Although, the 8K – 10K per month jobs are applicable for Tier 4 MBA colleges. Even the MBA graduates from Tier 2 and Tier 3 colleges are also struggling to find jobs with 40 – 50K per month salary. The Tier 2/3 MBA colleges are not cheap at all. Those MBA programs cost INR 5 – 12 Lacs. In fact, the fee for a two-year MBA programme at many of the Tier 2 Institutes can go up to INR 16 Lacs.
Why Brand is Important While Choosing a Business School
But, the MBA graduates from the Tier 2 and Tier 3 colleges end up with job offers of INR 2 – 3 Lacs per year. By comparison, a student from one of the top B-schools can expect an annual package of INR 17 – 18 Lacs on average. Read the news article on Tough Lessons for MBA graduates from Tier 2 & 3 B-Schools by the Economic Times.
Elite Business Schools in India
There are many advantages of attending an elite business school with super brand power.
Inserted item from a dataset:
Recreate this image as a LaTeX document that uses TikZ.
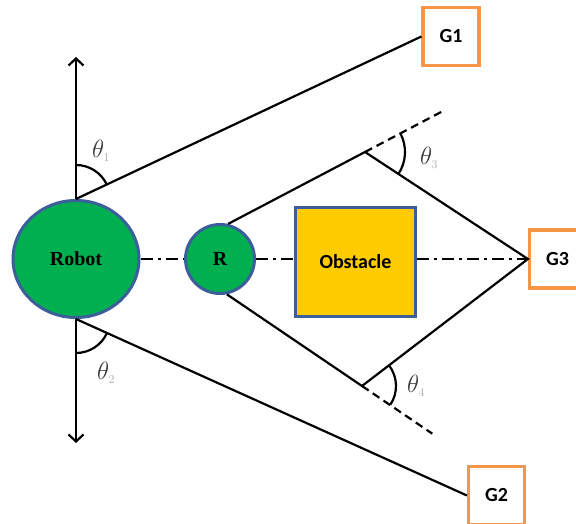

The key advantages are:
Respected faculty: These faculty members are known well and respected throughout the industry, frequently manage Directorships at Indian and Global firms and have recently also increased research throughput, improving rankings in Global fora.
Global Rankings and networks: Alumni networks of IIMs exist outside India, not just for ABCL which are deep-rooted and productive but also for the new IIMs like Kozhikode which also rode the early years of the Global IT boom and has alumni in more countries than Indian states. These networks pull through at the workplace and in personal lives thru the presence of the extended family. Some good Tier 1 institutes like the Jamnalal Institute of Business studies and SP Jain also share these advantages.
Stable and Productive coursework: Many ‘good’ Tier I b schools would survive on a few faculty’s reputations while coursework at the IIMs is de rigeur and topical, even independent of the vagaries of changing faculty cadres especially as a faculty shortage keeps faculty mobile. Recruiters are assured of the quality to expect from the IIMs.
Good internships: Some MBAs truly believe students are as good as their internship. This is also obvious in the proliferation of PPOs to match recruiter concerns on missing out and validate students’ real life/industry acumen. Searching for a good internship from any good Tier I b school like FMS or others is not so easy especially if enough internships are not offered on campus.